Even setting aside the sheer repetition required to hit 250,000 DC-specific miles, the District's urban environment adds layers of difficulty that do not exist in Phoenix's grid or suburban San Francisco. DC's street layout was designed in the late 1700s and features multi-lane traffic circles, diagonal avenues that cut across the standard grid, frequent closures around federal buildings and monuments, a high volume of pedestrian and cyclist activity, and unpredictable security events including motorcades and protest-related street shutdowns.

What Are the Key Regulatory Requirements in DC's Proposed Bill?

  • Permit Costs: Operators must pay approximately $6 million in combined application fees and multi-year operating permits over an initial three-year period, significantly higher than the $5,500 cost for traditional rideshare platforms.
  • Fleet Size Limits: Initial commercial operators are capped at 200 vehicles, with expansion requiring comprehensive plans addressing wait times, parking impacts, and geographic service equity across all DC wards.
  • Testing Miles: Companies must certify 250,000 miles of testing driven entirely within DC boundaries before applying for a commercial permit, requiring roughly 165 repetitions of every public road in the city.
  • Liability Framework: If the autonomous driving system is active in the 30 seconds before a crash, the bill would treat the manufacturer as the legal operator for tort liability purposes.
  • Equity Requirements: A mandatory equity plan would require comparable service wait times across all DC wards, including neighborhoods east of the Anacostia River.

The bill sets a target operative date of January 1, 2028, for legal on-demand commercial service.

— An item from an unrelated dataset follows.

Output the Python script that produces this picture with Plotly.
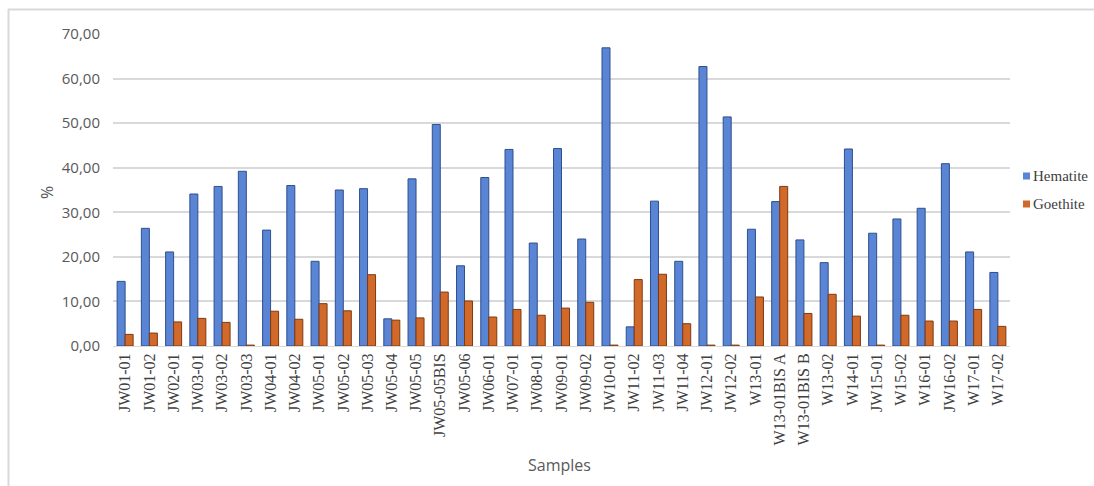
import plotly.graph_objects as go

# Sample identifiers along the x axis
samples = [
    "JW01-01", "JW01-02", "JW02-01", "JW03-01", "JW03-02", "JW03-03",
    "JW04-01", "JW04-02", "JW05-01", "JW05-02", "JW05-03", "JW05-04",
    "JW05-05", "JW05-05BIS", "JW05-06", "JW06-01", "JW07-01", "JW08-01",
    "JW09-01", "JW09-02", "JW10-01", "JW11-02", "JW11-03", "JW11-04",
    "JW12-01", "JW12-02", "W13-01", "W13-01BIS A", "W13-01BIS B", "W13-02",
    "W14-01", "JW15-01", "W15-02", "W16-01", "JW16-02", "W17-01", "W17-02",
]

# Mineral content (%) per sample
hematite = [
    14.5, 26.4, 21.1, 34.1, 35.8, 39.2,
    26.0, 36.0, 19.0, 35.0, 35.3, 6.1,
    37.5, 49.7, 18.0, 37.8, 44.1, 23.1,
    44.3, 24.0, 66.9, 4.3, 32.5, 19.0,
    62.7, 51.4, 26.2, 32.4, 23.8, 18.7,
    44.2, 25.3, 28.5, 30.9, 40.9, 21.1, 16.5,
]
goethite = [
    2.6, 2.9, 5.4, 6.2, 5.3, 0.2,
    7.8, 6.0, 9.5, 7.9, 16.0, 5.8,
    6.3, 12.1, 10.1, 6.5, 8.2, 6.9,
    8.5, 9.8, 0.2, 14.9, 16.1, 5.0,
    0.2, 0.2, 11.0, 35.8, 7.3, 11.6,
    6.7, 0.2, 6.9, 5.6, 5.6, 8.2, 4.4,
]

series_names = ["Hematite", "Goethite"]
fill_colors = ["#5A84D4", "#D0692A"]
edge_colors = ["#2F4F8F", "#7E3A10"]

y_ticks = [0, 10, 20, 30, 40, 50, 60, 70]

fig = go.Figure()
for name, vals, fc, ec in zip(series_names, [hematite, goethite], fill_colors, edge_colors):
    fig.add_trace(go.Bar(
        x=samples, y=vals, name=name,
        marker=dict(color=fc, line=dict(color=ec, width=1)),
    ))

# plot area in pixels: x 113..1010, y 34..346
L, R, T, B = 113, 84, 34, 140
W, H = 1094, 486
pw, ph = W - L - R, H - T - B


def px(x):
    return (x - L) / pw


def py(y):
    return (H - B - y) / ph


# legend drawn by hand: small square keys with serif labels
legend_shapes = []
legend_notes = []
for i, (name, fc) in enumerate(zip(series_names, fill_colors)):
    cy = 176 + 28 * i
    legend_shapes.append(dict(
        type="rect", xref="paper", yref="paper",
        x0=px(1023), x1=px(1030), y0=py(cy + 3.5), y1=py(cy - 3.5),
        fillcolor=fc, line=dict(width=0),
    ))
    legend_notes.append(dict(
        text=name, x=px(1031), y=py(cy), xref="paper", yref="paper",
        xanchor="left", yanchor="middle", showarrow=False,
        font=dict(family="Liberation Serif", size=15, color="#404040"),
    ))

fig.update_layout(
    width=W, height=H,
    margin=dict(l=L, r=R, t=T, b=B),
    paper_bgcolor="white", plot_bgcolor="white",
    barmode="group", bargap=0.34, bargroupgap=0,
    separators=", ",
    showlegend=False,
    xaxis=dict(
        tickangle=-90,
        tickfont=dict(family="Liberation Serif", size=16, color="#404040"),
        showgrid=False, showline=True, linecolor="#D9D9D9", linewidth=1,
        ticks="", ticklen=0,
    ),
    yaxis=dict(
        range=[0, 70], tickvals=y_ticks, tickformat=".2f",
        tickfont=dict(family="Open Sans", size=15, color="#595959"),
        showgrid=True, gridcolor="#D9D9D9", gridwidth=1.5,
        zeroline=False, showline=False, ticks="",
        ticklabelstandoff=12,
    ),
    annotations=[
        dict(text="%", x=px(47), y=py(193), xref="paper", yref="paper",
             xanchor="center", yanchor="middle",
             showarrow=False, textangle=-90,
             font=dict(family="Open Sans", size=16, color="#595959")),
        dict(text="Samples", x=px(559), y=py(465), xref="paper", yref="paper",
             xanchor="center", yanchor="middle",
             showarrow=False,
             font=dict(family="Open Sans", size=16, color="#595959")),
    ] + legend_notes,
    shapes=[
        dict(type="line", xref="paper", yref="paper",
             x0=px(8), x1=px(1094), y0=py(9.5), y1=py(9.5),
             line=dict(color="#D9D9D9", width=2)),
        dict(type="line", xref="paper", yref="paper",
             x0=px(8.5), x1=px(8.5), y0=py(9), y1=py(486),
             line=dict(color="#D9D9D9", width=2)),
    ] + legend_shapes,
)

fig.write_html("out.html")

An operator hoping to meet that window would need to begin intensive DC-specific testing essentially immediately upon passage of the bill, likely deploying a significant number of test vehicles with safety operators on board.

Why Is DC Taking Such a Strict Approach?

The proposed framework reflects a deliberate policy choice to prioritize public value extraction and worker transition over rapid technology deployment. Supporters of the high-cost framework argue that the entry fees fund public infrastructure and worker transition programs rather than simply blocking competition. Critics, including autonomous vehicle industry advocates, argue that the costs are prohibitive enough to effectively bar any operator from entering the market at all, making the legislation a de facto ban dressed up as regulation.

The political pressure surrounding the bill is significant. On June 11, 2026, House Republicans sent a formal letter to DC Mayor Muriel Bowser urging her administration to legalize Waymo's commercial driverless service in the District. This federal pressure comes against a backdrop of escalating debate involving labor unions, neighborhood advocates, legal scholars, and federal lawmakers who rarely agree on much of anything.

The bill was introduced on May 1, 2026, by Ward 6 Councilmember Charles Allen following a long-delayed report on automated vehicle policy published by the DC Department of Transportation in April. The legislation technically creates a legal pathway for driverless rides in the nation's capital, but the regulatory framework embedded in that pathway is stranger, stricter, and more far-reaching than most coverage about self-driving cars in DC has acknowledged.

Whether this tradeoff between regulatory caution and technology deployment represents appropriate policy remains genuinely contested. What is clear is that DC's approach would represent a significant departure from how other major US cities have regulated autonomous vehicle entry, creating one of the most expensive and demanding regulatory environments for robotaxi operators anywhere in the country.